The VA has some excellent people who work there because they are caring and dedicated people. The attitude and intolerance I experienced from this man, a Physician’s Assistant, shows me he is not among them and makes me wish that I had persevered my tort claim. He didn’t care that I’d suffered so at his mistake, nor that I waived my claim to protect him. I chose to forgive that and blame a system that failed to permit immediate care when a procedure went awry. As they say, let no good deed go unpunished, and this particular man proves the adage. I guess the good part is that he’s tossed me out of his clinic, and so I may now choose a different facility to get my urological care and the VA will pick up the travel tab for me to go there. The idea that I needn’t worry about having to deal with a petulant and grudging jackass is calming and reassuring to me. But I pity the other veterans who need to use his services, especially those whose problems are specialized and beyond the textbook. If the simple issues of scarring that I came to him with were too much for his level of competence, I feel sorry for those men who have more complex issues with their urinary system.
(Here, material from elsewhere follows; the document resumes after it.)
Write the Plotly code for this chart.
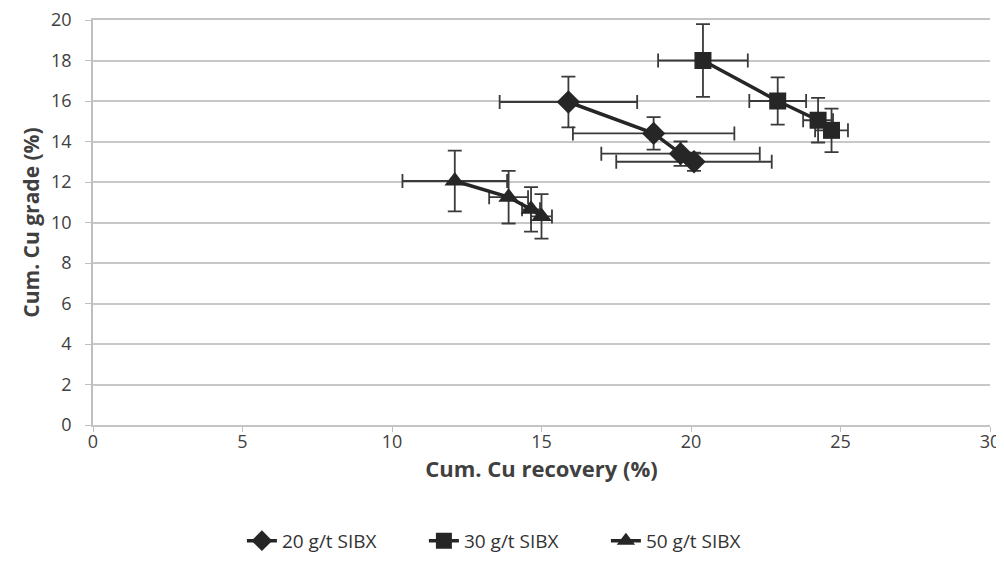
import plotly.graph_objects as go

# 20 g/t SIBX
rec_20 = [15.9, 18.75, 19.65, 20.1]
grade_20 = [15.95, 14.4, 13.4, 13.0]
rec_err_20 = [2.3, 2.7, 2.65, 2.6]
grade_err_20 = [1.25, 0.8, 0.6, 0.45]

# 30 g/t SIBX
rec_30 = [20.4, 22.9, 24.25, 24.7]
grade_30 = [18.0, 16.0, 15.05, 14.55]
rec_err_30 = [1.5, 0.95, 0.5, 0.55]
grade_err_30 = [1.8, 1.17, 1.1, 1.07]

# 50 g/t SIBX
rec_50 = [12.1, 13.9, 14.65, 15.0]
grade_50 = [12.05, 11.25, 10.65, 10.3]
rec_err_50 = [1.75, 0.65, 0.3, 0.35]
grade_err_50 = [1.5, 1.3, 1.1, 1.1]

series_names = ["20 g/t SIBX", "30 g/t SIBX", "50 g/t SIBX"]
x_ticks = [0, 5, 10, 15, 20, 25, 30]
y_ticks = [0, 2, 4, 6, 8, 10, 12, 14, 16, 18, 20]

dark = "#262626"
series = [
    (rec_20, grade_20, rec_err_20, grade_err_20, "diamond", 18),
    (rec_30, grade_30, rec_err_30, grade_err_30, "square", 17),
    (rec_50, grade_50, rec_err_50, grade_err_50, "triangle-up", 18),
]

fig = go.Figure()
for name, (x, y, ex, ey, sym, sz) in zip(series_names, series):
    fig.add_trace(go.Scatter(
        x=x, y=y, name=name, mode="lines+markers",
        line=dict(color=dark, width=3.5),
        marker=dict(symbol=sym, size=sz, color=dark),
        error_x=dict(type="data", array=ex, visible=True, color="#3a3a3a", thickness=1.8, width=7),
        error_y=dict(type="data", array=ey, visible=True, color="#3a3a3a", thickness=1.8, width=7),
    ))

font_family = "Open Sans, Liberation Sans, sans-serif"
fig.update_layout(
    width=996, height=574,
    margin=dict(l=85, r=14, t=12, b=157),
    paper_bgcolor="white", plot_bgcolor="white",
    font=dict(family=font_family, size=18, color="#404040"),
    showlegend=True,
    legend=dict(orientation="h", x=0.166, xanchor="left", y=-0.286, yanchor="middle",
                font=dict(size=19, color="#333333"), entrywidth=137, traceorder="normal"),
    xaxis=dict(
        range=[0, 30], tickvals=x_ticks, showgrid=False, zeroline=False, automargin=False,
        showline=True, linecolor="#c4c4c4", linewidth=1.5, ticklabeloverflow="allow",
        mirror=True,
        ticks="outside", ticklen=5, tickcolor="#bfbfbf", ticklabelstandoff=-5,
        tickfont=dict(size=18, color="#404040"),
        title=dict(text="<b>Cum. Cu recovery (%)</b>", font=dict(size=22, color="#404040"), standoff=0),
    ),
    yaxis=dict(
        range=[0, 20], tickvals=y_ticks, showgrid=True, gridcolor="#c8c8c8", gridwidth=1.5,
        zeroline=False, showline=True, linecolor="#bfbfbf", linewidth=1.5, automargin=False,
        ticklabeloverflow="allow",
        ticks="outside", ticklen=6, tickcolor="#bfbfbf", ticklabelstandoff=10,
        tickfont=dict(size=18, color="#404040"),
        title=dict(text="<b>Cum. Cu grade (%)</b>", font=dict(size=21, color="#404040"), standoff=6),
    ),
)

fig.write_html("out.html")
Thankfully, it’s no longer my problem.
I guess my point today is aimed at those who suffer at the hands of the health care system. While I think many of the tort claims filed each year often tend to be ridiculous and not worth the tremendous judgements awarded, the filing of complaints is a good idea. The mistakes made should be recorded so those who make them in large numbers or demonstrate a reasonable questioning of their abilities can be identified. People in need of care have to be able to be confident of their care providers and those providers need to be up to the responsibilities they take with our lives. Good physicians will accept critique from their patients and learn from their mistakes. Those with an ego outmatching their skills don’t learn, and should be culled from the medical market. We only have one life, and doctors are supposed to cherish it as much as we do.